The results? Berkshire’s operating earnings hit $47.4 billion in 2024, and its cash pile grew to $334 billion—dry powder for future investments.

The Financial Model: No Fees, All Reinvestment

Unlike private equity firms, Berkshire doesn’t skim fees. Its general and administrative expenses at the parent level are astonishingly low for a company of its size.

Buffett reinvests ruthlessly:

  • Berkshire hasn’t paid a dividend since 1967 (think about that—he buys dividend stocks, but never pays a dividend to his own investors).

  • In 2024, it spent $2.9 billion repurchasing shares.

  • Every dollar received is judged by opportunity cost—an implicit IRR comparison company-wide.

Buffett’s rule: “We relish making such investments as long as they promise reasonable returns.”

From Buffett to Your SMB:

Here’s where most business articles about Buffett fail: they explain Buffett but don’t translate it into SMB action. So, learning from Buffett, if you’re scaling from a single business into a small holding company, you should consider five simple strategies.

1. Delegate Deeply, Hire Obsessively

Buffett doesn’t micromanage, and neither should you (of course, if you bought a turnaround project, we understand).

  • Hire managers who love the business, not just money. Buffett: “If they love money, we don’t have a chance.”

  • Treat each business as family-owned. Let unit leaders handle daily operations like hiring and inventory.

SMB Example: If you own a plumbing company and just bought a well-run HVAC business, let the HVAC manager run scheduling, staffing, and vendor relationships. Per Buffet, your job is allocating capital, not approving every work or purchase order.

2. Keep HQ Tiny—Even as You Scale

Berkshire runs $1T with 27 people. You can run $10–50M with 2–5.

  • Outsource non-core functions like bookkeeping or HR.

  • Avoid charging “management fees” between your companies. It adds bureaucracy and breeds animosity, not value. If you need money to service the acquisition debt, understood—but don’t go overboard.

SMB Example: If you own three service companies, resist hiring a full-time “COO” too early. Keep a part-time accountant and an assistant instead.

3. Reinvest Ruthlessly, But With a Simple Checklist

Buffett compares every investment to his best alternative. You should too.

  • Run a simple annual ROIC review for each unit: If a project’s projected return beats your cost of capital, keep the cash there. If not, upstream it to the holding level.
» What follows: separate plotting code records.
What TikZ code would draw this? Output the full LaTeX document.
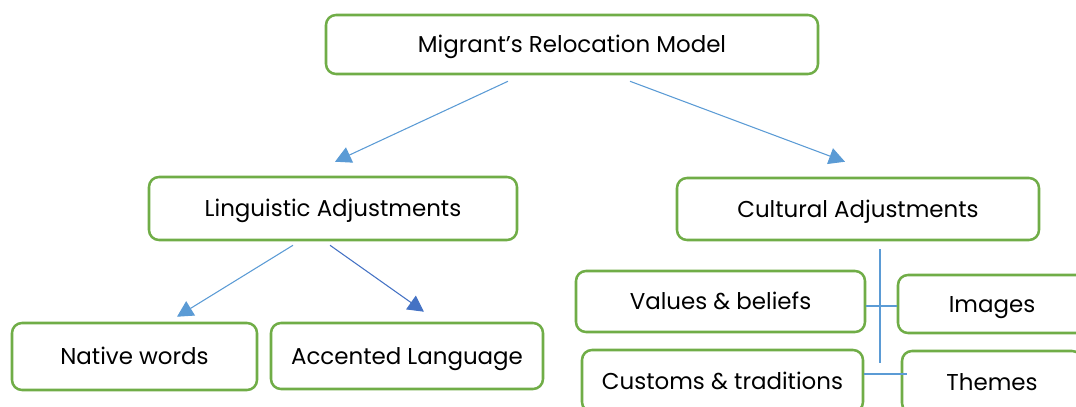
\documentclass[tikz,border=0pt]{standalone}
\usepackage{fontspec}
\setmainfont{Poppins}
\usetikzlibrary{arrows.meta,calc}
\definecolor{boxgreen}{HTML}{70AD47}
\definecolor{lightblue}{HTML}{5B9BD5}
\definecolor{darkblue}{HTML}{4472C4}
\tikzset{
  box/.style={draw=boxgreen, line width=1.9pt, rounded corners=7.5pt,
    fill=white, inner sep=0pt, text height=12pt, text depth=0pt,
    font=\fontsize{17.2}{20}\selectfont, text=black},
  arrowlink/.style={draw=lightblue, line width=0.8pt,
    -{Triangle[length=12pt,width=12.5pt]}},
  plainlink/.style={draw=lightblue, line width=0.8pt},
}
\begin{document}
\begin{tikzpicture}[x=0.75pt, y=-0.75pt]
  \useasboundingbox (0,0) rectangle (1076,407);
  \clip (0,0) rectangle (1076,407);

  % top level
  \node[box, minimum width=369pt, minimum height=44.25pt] (top) at (572,44.5) {Migrant’s Relocation Model};

  % second level
  \node[box, minimum width=276pt, minimum height=47.25pt] (ling) at (333,208.5) {Linguistic Adjustments};
  \node[box, minimum width=271.5pt, minimum height=46.5pt] (cult) at (858,209) {Cultural Adjustments};

  % linguistic branch
  \node[box, minimum width=183.75pt, minimum height=50.25pt] (native) at (134.5,356.5) {Native words};
  \node[box, minimum width=204pt, minimum height=49.5pt] (accent) at (407,356) {Accented Language};

  % cultural branch
  \node[box, minimum width=216.75pt, minimum height=45.75pt] (values) at (720.5,301.5) {Values \& beliefs};
  \node[box, minimum width=141pt, minimum height=43.5pt] (images) at (992,304) {Images};
  \node[box, minimum width=210.75pt, minimum height=46.5pt] (customs) at (722.5,381) {Customs \& traditions};
  \node[box, minimum width=135pt, minimum height=46.5pt] (themes) at (992,382) {Themes};

  % arrow end points
  \coordinate (a1s) at ($(top.south)+(-64,6)$);
  \coordinate (a1e) at ($(ling.north)+(2,-14)$);
  \coordinate (a2s) at ($(top.south)+(58,6)$);
  \coordinate (a2e) at ($(cult.north)+(-13,-15)$);
  \coordinate (a3s) at ($(ling.south)+(-40,4)$);
  \coordinate (a3e) at ($(native.north)+(42.5,-5)$);
  \coordinate (a4s) at ($(ling.south)+(-3,4)$);
  \coordinate (a4e) at ($(accent.north)+(17,-10)$);

  \draw[arrowlink] (a1s) -- (a1e);
  \draw[arrowlink] (a2s) -- (a2e);
  \draw[arrowlink] (a3s) -- (a3e);
  \draw[arrowlink, draw=darkblue] (a4s) -- (a4e);

  % cultural connectors
  \coordinate (vtop) at ($(cult.south)+(22,8)$);
  \coordinate (vbot) at (880,363);
  \coordinate (hend) at (907,374);
  \draw[plainlink] (vtop) -- (vbot);
  \draw[plainlink] (values.east |- 0,306) -- (images.west |- 0,306);
  \draw[plainlink] (customs.east |- hend) -- (hend);
\end{tikzpicture}
\end{document}
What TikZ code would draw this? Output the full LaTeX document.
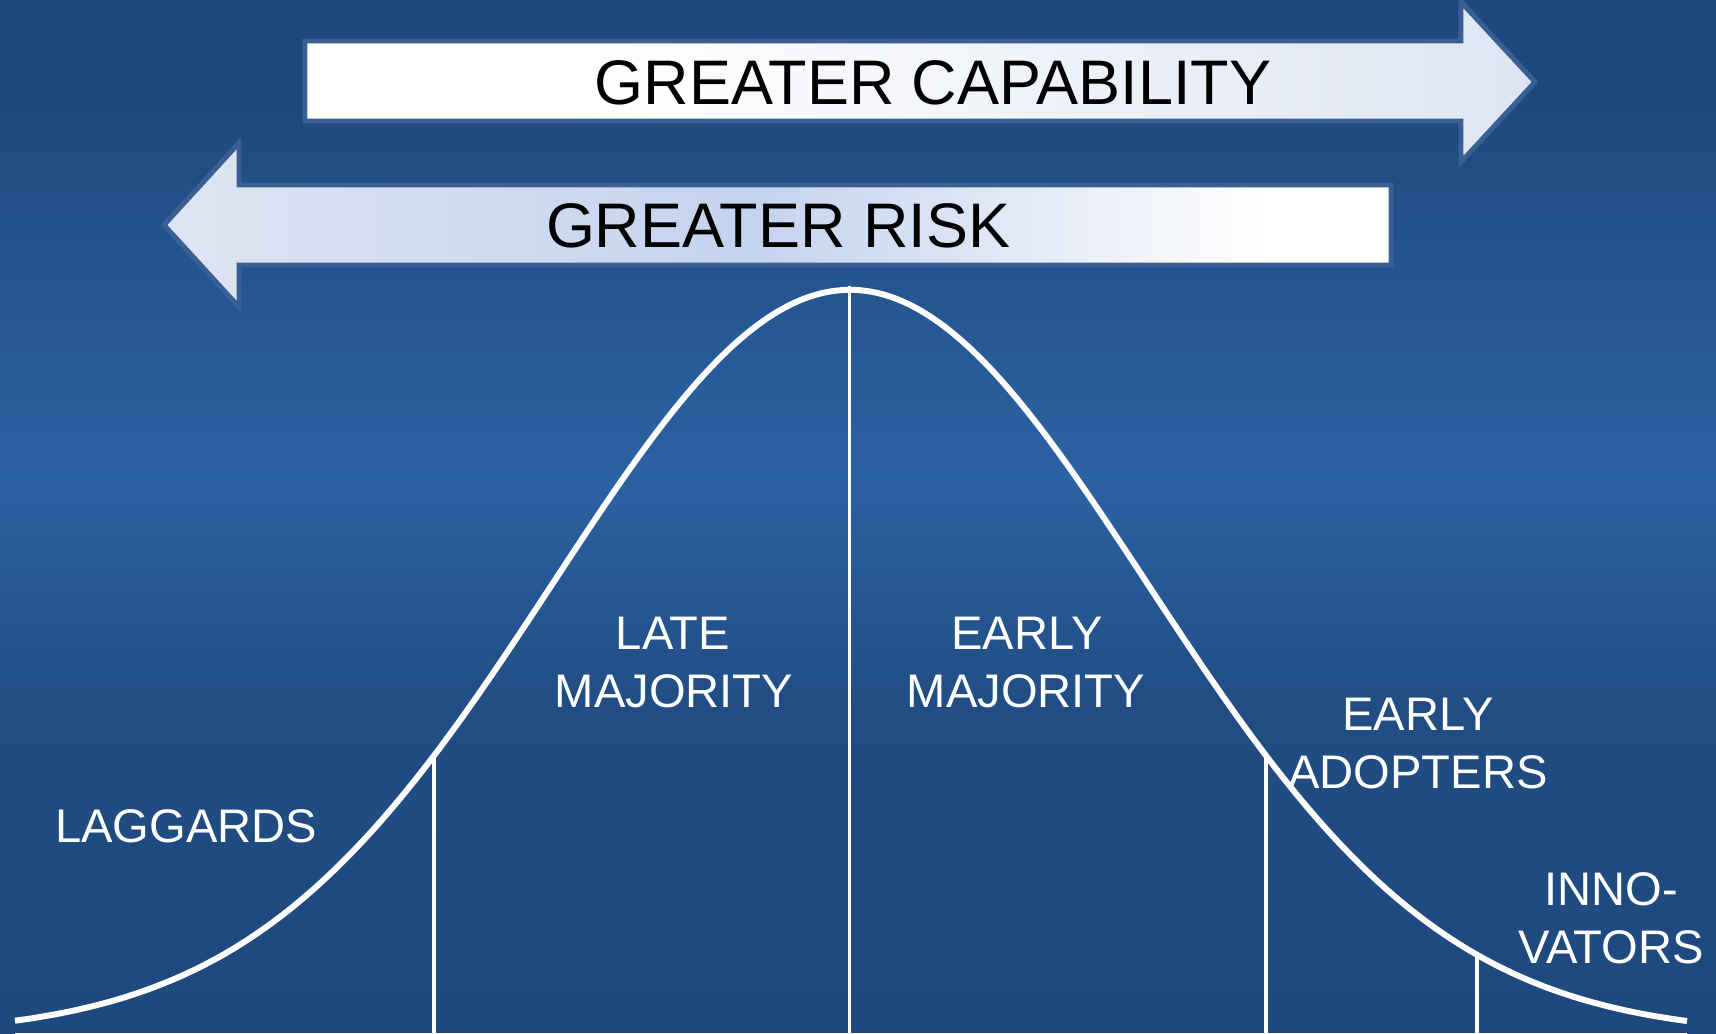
\documentclass[tikz,border=0pt]{standalone}
\usepackage{fontspec}
\setmainfont{Liberation Sans}

\definecolor{bgdark}{RGB}{31,73,125}
\definecolor{bgmid}{RGB}{43,98,164}
\definecolor{bglow}{RGB}{33,77,132}
\definecolor{arrowedge}{RGB}{58,95,148}
\definecolor{capend}{RGB}{222,229,242}
\definecolor{riskleft}{RGB}{222,229,243}
\definecolor{riskmid}{RGB}{196,211,238}

% background: dark at top and bottom, brighter band in the middle
\pgfdeclareverticalshading{skyshade}{100bp}{color(0bp)=(bgdark); color(25bp)=(bgdark); color(41bp)=(bglow); color(52bp)=(bgmid); color(70bp)=(bgdark); color(75bp)=(bgdark); color(100bp)=(bgdark)}
% arrow fills
\pgfdeclarehorizontalshading{capshade}{100bp}{color(0bp)=(white); color(25bp)=(white); color(36bp)=(white); color(75bp)=(capend); color(100bp)=(capend)}
\pgfdeclarehorizontalshading{riskshade}{100bp}{color(0bp)=(riskleft); color(25bp)=(riskleft); color(49bp)=(riskmid); color(70bp)=(white); color(100bp)=(white)}

\tikzset{
  bigarrow/.style={draw=arrowedge, line width=1.4pt},
  arrowtext/.style={font=\fontsize{17.9pt}{21pt}\selectfont, text=black, anchor=base, inner sep=0pt},
  grouptext/.style={font=\fontsize{13.4pt}{16pt}\selectfont, text=white, anchor=base, inner sep=0pt},
  bell/.style={white, line width=1.7pt},
  divider/.style={white, line width=1pt},
}

\begin{document}
\begin{tikzpicture}[x=0.01cm, y=-0.01cm]
\useasboundingbox (0,0) rectangle (1716,1034);
\shade[shading=skyshade] (0,0) rectangle (1716,1034);

% arrows
\shade[shading=capshade, bigarrow] (305,41) -- (1461,41) -- (1461,2) -- (1535,82)
  -- (1461,162) -- (1461,121) -- (305,121) -- cycle;
\shade[shading=riskshade, bigarrow] (1391,185) -- (239,185) -- (239,143) -- (164,225)
  -- (239,307) -- (239,265) -- (1391,265) -- cycle;
\node[arrowtext] (cap) at (933,105) {GREATER CAPABILITY};
\node[arrowtext] (risk) at (778,248) {GREATER RISK};

% normal curve: mean 850, sd 297, baseline 1035, peak 290
\draw[bell] plot[domain=15:1687, samples=300, smooth]
  (\x, {1035-745*exp(-0.5*((\x-850)/297)^2)});
\draw[divider] (15,1035) -- (1687,1035);
\draw[divider] (434,756) -- (434,1034);
\draw[divider, line width=0.85pt] (849,286) -- (849,1034);
\draw[divider] (1266,756) -- (1266,1034);
\draw[divider] (1477,955) -- (1477,1034);

% group labels
\node[grouptext] (lag) at (186,842) {LAGGARDS};
\node[grouptext] (late1) at (673,649) {LATE};
\node[grouptext] (late2) at (674,707) {MAJORITY};
\node[grouptext] (early1) at (1027,649) {EARLY};
\node[grouptext] (early2) at (1026,707) {MAJORITY};
\node[grouptext] (adopt1) at (1418,730) {EARLY};
\node[grouptext] (adopt2) at (1418,788) {ADOPTERS};
\node[grouptext] (innov1) at (1611,905) {INNO-};
\node[grouptext] (innov2) at (1611,963) {VATORS};
\end{tikzpicture}
\end{document}
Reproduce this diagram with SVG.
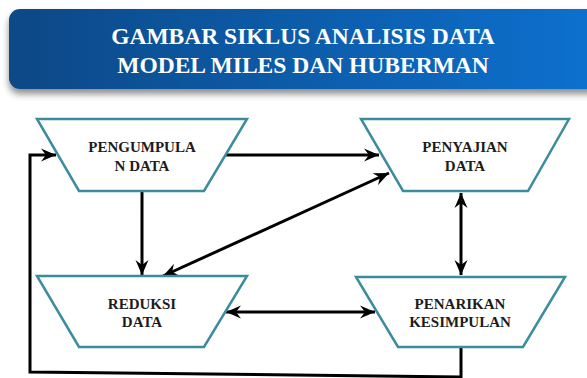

  • Delay personal dividends early on. Munger’s rule: “Live within your income and save so that you can invest.”

SMB Example: Your three companies generate $500K in free cash. One unit can reinvest at 20% ROIC; another at 8%. Keep capital in the first, upstream from the second, and deploy into new acquisitions.

4. Build Moats and Hire for Passion

A foolproof business doesn’t need a genius to run it. Munger’s line: “Invest in a business any fool can run, because someday a fool will.”

Focus on businesses with loyal customers or pricing power. When adding new acquisitions, ensure they strengthen your existing moat and that leaders share your long-term vision.

5. Measure Long-Term, Ignore the Noise

Buffett focuses on intrinsic value, not quarterly headlines. For SMBs:

  • Track customer retention and cash flow returns, not just sales spikes.

  • Make reinvestment decisions based on decade-long potential, not month-to-month swings.

The Buffett Playbook in One Sentence

Delegate trustingly, measure returns like an investor, and reinvest for the long haul.

Buffett once said: “A great business at a fair price is superior to a fair business at a great price.” For SMB owners building small holding companies, the same rule applies.

Compounding works—if you stay out of your own way by not layering red tape and overhead.